▶ **EXTRACTED DATA**

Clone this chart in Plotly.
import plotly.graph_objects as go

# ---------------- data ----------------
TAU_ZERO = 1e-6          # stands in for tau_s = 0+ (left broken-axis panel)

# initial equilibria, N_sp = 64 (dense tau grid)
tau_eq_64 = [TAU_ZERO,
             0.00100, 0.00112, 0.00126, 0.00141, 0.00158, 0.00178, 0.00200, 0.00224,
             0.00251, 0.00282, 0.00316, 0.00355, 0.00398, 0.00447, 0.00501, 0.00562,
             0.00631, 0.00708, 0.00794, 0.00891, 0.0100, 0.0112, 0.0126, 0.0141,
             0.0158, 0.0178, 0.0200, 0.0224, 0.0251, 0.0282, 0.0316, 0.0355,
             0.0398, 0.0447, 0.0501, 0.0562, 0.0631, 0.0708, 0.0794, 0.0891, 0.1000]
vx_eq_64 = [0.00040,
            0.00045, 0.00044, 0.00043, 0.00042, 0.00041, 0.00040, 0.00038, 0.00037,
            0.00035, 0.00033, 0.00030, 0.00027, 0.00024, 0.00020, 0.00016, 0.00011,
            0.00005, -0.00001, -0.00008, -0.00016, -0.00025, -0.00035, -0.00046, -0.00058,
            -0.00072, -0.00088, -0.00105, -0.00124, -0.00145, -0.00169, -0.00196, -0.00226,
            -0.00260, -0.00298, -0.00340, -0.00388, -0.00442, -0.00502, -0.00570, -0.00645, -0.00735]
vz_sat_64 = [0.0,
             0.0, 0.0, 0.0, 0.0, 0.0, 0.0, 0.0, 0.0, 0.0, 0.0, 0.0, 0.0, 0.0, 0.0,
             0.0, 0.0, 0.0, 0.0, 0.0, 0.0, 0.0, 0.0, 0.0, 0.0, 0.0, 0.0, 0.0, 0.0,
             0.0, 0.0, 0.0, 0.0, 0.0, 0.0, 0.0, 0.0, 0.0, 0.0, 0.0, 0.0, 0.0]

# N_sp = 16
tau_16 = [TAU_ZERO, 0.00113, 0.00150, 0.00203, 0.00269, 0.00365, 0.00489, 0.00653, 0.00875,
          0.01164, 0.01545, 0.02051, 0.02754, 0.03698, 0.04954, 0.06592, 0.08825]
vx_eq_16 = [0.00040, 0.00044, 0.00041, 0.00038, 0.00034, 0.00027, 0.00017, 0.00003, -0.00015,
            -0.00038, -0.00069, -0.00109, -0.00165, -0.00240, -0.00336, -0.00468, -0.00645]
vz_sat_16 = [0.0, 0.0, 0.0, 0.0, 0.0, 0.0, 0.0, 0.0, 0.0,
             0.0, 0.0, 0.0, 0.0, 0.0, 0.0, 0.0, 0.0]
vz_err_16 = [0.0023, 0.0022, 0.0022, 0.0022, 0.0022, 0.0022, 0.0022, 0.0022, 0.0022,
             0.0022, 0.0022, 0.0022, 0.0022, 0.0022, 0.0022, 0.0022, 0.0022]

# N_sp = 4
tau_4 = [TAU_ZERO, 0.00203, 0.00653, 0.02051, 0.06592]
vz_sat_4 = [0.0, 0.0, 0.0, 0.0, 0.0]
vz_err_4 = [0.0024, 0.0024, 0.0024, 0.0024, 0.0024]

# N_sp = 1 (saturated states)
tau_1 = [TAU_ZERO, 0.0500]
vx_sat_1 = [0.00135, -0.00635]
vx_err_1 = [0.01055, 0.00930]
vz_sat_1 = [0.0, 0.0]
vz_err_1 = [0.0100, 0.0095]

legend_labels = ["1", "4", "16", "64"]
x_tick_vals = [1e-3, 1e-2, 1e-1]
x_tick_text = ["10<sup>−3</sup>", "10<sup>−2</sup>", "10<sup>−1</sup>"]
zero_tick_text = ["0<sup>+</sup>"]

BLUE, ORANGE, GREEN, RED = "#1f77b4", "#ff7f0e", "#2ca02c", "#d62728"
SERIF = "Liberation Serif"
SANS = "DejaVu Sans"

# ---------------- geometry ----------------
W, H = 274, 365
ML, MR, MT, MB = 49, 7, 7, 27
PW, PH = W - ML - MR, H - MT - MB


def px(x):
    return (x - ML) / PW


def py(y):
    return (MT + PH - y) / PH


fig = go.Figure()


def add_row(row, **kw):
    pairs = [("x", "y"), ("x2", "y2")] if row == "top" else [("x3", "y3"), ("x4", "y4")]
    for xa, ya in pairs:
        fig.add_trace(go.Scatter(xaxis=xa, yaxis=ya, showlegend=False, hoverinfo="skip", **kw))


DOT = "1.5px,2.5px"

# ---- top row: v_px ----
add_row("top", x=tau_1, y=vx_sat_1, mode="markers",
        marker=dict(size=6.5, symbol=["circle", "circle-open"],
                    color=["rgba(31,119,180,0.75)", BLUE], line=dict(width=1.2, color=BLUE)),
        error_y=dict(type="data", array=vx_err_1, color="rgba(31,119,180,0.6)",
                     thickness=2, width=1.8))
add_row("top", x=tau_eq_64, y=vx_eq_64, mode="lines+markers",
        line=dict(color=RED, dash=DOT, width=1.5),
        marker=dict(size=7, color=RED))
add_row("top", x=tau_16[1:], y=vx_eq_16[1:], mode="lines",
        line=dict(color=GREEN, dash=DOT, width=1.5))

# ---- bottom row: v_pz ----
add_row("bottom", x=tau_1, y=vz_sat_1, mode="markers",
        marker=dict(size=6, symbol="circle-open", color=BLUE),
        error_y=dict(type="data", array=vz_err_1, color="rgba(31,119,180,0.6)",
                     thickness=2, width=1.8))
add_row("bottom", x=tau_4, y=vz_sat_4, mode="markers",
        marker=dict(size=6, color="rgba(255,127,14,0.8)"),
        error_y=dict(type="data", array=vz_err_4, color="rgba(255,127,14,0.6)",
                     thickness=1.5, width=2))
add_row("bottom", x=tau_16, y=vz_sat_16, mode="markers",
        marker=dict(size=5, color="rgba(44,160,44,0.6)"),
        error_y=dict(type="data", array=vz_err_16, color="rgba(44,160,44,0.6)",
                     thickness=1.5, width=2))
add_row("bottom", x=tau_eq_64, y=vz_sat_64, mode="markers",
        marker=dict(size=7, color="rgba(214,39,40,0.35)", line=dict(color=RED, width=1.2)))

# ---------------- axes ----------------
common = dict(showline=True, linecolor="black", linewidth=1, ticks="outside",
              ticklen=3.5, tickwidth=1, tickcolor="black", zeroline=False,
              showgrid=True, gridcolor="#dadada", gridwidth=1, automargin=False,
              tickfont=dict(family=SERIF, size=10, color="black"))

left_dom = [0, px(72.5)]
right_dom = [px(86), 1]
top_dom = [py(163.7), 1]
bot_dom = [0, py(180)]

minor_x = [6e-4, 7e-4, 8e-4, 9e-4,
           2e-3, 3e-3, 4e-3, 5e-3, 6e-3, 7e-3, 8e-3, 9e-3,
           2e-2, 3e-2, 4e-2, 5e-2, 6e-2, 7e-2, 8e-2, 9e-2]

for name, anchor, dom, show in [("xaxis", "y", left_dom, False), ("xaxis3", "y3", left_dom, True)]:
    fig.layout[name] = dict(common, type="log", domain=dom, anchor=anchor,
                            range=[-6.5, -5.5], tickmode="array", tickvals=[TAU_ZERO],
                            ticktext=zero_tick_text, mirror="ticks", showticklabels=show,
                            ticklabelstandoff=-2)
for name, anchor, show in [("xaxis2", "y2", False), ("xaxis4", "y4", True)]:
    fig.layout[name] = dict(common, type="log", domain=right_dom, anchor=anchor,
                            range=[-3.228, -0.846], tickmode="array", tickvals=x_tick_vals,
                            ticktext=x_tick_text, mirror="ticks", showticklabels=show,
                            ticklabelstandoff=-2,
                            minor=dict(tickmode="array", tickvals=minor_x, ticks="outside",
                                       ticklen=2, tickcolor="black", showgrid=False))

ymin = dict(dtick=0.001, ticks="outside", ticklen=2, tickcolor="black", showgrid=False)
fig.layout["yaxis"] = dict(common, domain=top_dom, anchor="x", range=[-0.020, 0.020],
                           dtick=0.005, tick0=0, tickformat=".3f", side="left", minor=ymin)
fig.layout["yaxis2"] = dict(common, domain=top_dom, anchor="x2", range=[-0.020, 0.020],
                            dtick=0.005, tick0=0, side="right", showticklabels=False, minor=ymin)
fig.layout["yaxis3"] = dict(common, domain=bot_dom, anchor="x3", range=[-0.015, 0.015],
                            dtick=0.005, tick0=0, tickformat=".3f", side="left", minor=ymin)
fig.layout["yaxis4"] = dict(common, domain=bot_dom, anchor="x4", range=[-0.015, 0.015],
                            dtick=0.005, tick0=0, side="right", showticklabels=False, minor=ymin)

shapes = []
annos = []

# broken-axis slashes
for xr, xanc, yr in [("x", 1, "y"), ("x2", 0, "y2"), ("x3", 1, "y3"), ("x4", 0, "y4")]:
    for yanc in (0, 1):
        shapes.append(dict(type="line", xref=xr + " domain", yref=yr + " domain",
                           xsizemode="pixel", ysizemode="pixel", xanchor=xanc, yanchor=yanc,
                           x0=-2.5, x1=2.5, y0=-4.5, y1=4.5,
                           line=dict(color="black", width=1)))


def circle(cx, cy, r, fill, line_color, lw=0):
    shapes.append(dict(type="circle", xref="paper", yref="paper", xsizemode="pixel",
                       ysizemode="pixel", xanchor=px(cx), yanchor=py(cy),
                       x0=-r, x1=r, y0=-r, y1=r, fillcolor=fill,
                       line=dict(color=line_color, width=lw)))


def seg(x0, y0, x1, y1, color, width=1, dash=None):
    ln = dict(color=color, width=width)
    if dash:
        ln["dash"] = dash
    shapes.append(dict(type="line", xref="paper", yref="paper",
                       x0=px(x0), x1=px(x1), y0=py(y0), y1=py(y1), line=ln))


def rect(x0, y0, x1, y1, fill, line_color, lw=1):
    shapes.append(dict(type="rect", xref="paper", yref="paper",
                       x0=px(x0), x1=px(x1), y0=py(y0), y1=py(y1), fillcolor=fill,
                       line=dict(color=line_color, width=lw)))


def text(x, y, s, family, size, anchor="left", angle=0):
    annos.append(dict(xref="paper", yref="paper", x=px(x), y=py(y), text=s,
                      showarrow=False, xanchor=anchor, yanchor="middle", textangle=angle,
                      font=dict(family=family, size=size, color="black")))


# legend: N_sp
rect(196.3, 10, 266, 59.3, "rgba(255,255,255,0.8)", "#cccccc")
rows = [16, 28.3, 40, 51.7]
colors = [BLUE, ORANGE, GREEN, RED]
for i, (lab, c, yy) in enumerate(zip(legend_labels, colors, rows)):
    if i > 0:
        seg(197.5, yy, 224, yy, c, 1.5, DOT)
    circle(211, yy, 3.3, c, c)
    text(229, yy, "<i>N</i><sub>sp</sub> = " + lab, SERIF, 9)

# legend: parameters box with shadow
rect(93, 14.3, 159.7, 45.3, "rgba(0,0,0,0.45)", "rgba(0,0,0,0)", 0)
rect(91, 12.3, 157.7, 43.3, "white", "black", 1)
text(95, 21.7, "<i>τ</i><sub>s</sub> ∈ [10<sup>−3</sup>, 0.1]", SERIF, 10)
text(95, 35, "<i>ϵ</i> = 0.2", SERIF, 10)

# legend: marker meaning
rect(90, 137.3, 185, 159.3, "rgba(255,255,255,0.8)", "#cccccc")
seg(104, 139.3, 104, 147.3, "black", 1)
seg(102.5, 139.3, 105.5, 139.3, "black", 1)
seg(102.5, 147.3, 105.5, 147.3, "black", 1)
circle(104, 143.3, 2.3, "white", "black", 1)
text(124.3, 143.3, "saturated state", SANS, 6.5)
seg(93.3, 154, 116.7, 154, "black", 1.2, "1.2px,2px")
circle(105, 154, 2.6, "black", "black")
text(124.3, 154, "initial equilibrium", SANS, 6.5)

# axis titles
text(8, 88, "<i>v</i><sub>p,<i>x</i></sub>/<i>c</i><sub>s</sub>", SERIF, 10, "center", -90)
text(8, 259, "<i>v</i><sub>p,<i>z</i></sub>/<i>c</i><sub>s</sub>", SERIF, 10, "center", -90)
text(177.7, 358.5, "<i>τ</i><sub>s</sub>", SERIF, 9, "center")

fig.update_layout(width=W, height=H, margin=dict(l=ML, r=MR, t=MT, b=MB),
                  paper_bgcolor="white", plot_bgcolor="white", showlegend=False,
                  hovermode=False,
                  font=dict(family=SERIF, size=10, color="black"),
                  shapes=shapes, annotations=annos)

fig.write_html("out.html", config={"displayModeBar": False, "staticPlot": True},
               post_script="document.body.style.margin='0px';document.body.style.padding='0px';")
---
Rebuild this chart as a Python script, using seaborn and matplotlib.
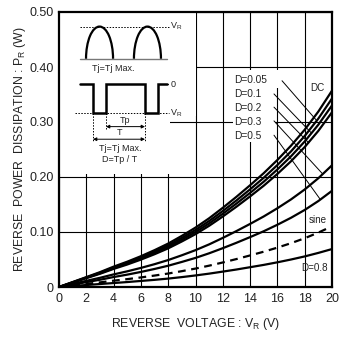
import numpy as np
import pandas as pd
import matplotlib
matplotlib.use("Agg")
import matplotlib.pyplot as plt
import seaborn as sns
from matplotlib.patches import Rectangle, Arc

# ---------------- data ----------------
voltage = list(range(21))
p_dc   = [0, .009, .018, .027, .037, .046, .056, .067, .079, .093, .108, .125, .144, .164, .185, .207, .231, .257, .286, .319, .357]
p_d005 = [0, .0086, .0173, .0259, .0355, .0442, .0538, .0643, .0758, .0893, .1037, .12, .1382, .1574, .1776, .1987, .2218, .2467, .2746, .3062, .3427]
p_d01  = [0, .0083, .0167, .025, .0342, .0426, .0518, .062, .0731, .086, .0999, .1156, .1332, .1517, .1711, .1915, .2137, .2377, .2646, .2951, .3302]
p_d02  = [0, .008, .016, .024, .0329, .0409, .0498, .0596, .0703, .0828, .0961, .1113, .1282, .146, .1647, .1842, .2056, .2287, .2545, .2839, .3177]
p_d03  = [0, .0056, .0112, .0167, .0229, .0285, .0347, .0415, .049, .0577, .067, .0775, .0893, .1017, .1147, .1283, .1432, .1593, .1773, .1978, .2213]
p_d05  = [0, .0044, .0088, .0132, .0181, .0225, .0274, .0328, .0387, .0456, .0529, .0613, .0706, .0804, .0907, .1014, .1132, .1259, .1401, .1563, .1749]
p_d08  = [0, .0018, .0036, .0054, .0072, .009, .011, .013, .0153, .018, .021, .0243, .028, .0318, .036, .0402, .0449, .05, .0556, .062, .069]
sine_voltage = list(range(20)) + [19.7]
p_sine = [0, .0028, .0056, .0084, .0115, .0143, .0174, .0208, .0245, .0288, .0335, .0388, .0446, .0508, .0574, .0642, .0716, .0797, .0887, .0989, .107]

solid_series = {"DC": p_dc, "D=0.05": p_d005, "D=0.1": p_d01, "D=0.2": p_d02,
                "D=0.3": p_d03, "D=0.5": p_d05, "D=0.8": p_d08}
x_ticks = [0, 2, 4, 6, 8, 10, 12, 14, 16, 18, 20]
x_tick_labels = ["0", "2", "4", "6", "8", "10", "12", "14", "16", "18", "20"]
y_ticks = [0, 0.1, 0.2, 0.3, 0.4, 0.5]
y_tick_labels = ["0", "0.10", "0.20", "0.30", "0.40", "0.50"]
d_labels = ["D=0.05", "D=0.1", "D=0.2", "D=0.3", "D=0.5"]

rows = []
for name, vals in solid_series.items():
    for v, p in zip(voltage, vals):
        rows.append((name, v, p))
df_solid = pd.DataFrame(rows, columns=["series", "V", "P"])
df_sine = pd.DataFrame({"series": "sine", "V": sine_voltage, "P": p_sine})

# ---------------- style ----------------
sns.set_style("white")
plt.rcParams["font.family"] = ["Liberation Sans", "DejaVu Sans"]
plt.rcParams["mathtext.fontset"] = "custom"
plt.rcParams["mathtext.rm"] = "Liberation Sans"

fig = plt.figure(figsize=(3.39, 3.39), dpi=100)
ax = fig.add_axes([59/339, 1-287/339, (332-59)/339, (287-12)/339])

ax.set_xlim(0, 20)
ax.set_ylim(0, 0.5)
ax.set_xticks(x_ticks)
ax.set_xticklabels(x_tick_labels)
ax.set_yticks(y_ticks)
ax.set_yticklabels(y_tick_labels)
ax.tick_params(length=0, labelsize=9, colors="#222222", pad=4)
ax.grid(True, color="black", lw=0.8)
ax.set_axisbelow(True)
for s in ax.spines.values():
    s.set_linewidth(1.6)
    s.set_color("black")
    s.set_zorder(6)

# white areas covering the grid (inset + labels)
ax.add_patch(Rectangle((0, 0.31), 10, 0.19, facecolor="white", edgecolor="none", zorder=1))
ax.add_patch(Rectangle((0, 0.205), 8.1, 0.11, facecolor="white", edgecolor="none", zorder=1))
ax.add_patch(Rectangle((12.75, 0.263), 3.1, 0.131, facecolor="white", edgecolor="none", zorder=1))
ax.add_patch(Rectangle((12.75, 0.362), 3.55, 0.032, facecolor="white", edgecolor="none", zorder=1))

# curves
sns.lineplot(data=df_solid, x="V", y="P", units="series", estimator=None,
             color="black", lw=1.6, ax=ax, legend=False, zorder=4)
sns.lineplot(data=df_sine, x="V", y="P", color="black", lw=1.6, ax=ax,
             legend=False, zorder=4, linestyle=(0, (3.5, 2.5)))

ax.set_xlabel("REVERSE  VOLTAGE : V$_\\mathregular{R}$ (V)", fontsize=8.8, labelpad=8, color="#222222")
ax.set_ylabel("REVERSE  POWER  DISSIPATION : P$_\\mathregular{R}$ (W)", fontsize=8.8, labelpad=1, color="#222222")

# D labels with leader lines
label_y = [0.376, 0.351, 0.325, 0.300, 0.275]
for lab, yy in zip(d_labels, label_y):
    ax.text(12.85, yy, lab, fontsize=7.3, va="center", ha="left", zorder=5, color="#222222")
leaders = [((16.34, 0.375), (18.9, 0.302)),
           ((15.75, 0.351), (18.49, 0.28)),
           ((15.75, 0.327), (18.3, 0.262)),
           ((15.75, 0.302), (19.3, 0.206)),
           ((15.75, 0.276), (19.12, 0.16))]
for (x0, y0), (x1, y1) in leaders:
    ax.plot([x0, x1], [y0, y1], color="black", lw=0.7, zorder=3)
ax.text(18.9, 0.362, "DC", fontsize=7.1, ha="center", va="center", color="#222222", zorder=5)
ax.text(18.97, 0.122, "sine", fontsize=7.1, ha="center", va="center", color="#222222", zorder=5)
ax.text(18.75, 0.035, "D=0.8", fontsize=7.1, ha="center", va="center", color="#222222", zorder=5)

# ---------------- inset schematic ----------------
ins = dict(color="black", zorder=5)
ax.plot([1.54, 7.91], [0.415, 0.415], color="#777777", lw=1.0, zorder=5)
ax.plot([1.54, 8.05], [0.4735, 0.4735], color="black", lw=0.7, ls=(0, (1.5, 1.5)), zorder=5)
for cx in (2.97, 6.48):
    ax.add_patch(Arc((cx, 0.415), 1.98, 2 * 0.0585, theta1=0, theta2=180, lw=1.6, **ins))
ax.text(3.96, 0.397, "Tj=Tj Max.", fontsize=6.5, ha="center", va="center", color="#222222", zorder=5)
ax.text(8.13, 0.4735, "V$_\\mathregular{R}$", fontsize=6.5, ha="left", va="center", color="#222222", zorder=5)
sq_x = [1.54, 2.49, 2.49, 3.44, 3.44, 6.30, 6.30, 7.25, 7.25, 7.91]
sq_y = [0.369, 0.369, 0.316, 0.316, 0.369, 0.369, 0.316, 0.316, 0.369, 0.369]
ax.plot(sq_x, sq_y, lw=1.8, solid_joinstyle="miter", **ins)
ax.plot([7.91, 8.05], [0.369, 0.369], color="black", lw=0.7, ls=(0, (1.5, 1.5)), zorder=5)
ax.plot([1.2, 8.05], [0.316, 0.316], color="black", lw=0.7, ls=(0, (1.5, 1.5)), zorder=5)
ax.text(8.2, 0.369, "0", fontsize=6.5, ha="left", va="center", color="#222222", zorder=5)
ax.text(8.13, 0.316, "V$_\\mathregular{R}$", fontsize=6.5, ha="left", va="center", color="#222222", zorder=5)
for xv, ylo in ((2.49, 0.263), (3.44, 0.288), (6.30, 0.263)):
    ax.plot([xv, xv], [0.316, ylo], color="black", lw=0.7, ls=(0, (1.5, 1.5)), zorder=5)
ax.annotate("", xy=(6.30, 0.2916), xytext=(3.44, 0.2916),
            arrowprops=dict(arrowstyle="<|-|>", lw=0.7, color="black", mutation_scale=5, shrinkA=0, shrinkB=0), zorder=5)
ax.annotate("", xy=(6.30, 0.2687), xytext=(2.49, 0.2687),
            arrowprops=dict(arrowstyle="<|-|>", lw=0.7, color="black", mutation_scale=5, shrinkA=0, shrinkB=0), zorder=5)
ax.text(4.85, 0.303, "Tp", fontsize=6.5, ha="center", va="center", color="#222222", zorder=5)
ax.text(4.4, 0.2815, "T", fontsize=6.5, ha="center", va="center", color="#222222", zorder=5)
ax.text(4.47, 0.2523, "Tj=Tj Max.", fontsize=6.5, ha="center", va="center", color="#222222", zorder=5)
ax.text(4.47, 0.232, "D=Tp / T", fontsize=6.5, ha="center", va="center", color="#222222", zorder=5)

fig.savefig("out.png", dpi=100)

▶ **REQUIREMENT**
Retype precisely, and only, the span of lines that opens at the line containing "Clone this chart in Plotly." and closes at the line containing "TAU_ZERO = 1e-6", both inclusive.

▶ **WRITTEN REPLY**
Clone this chart in Plotly.
import plotly.graph_objects as go

# ---------------- data ----------------
TAU_ZERO = 1e-6          # stands in for tau_s = 0+ (left broken-axis panel)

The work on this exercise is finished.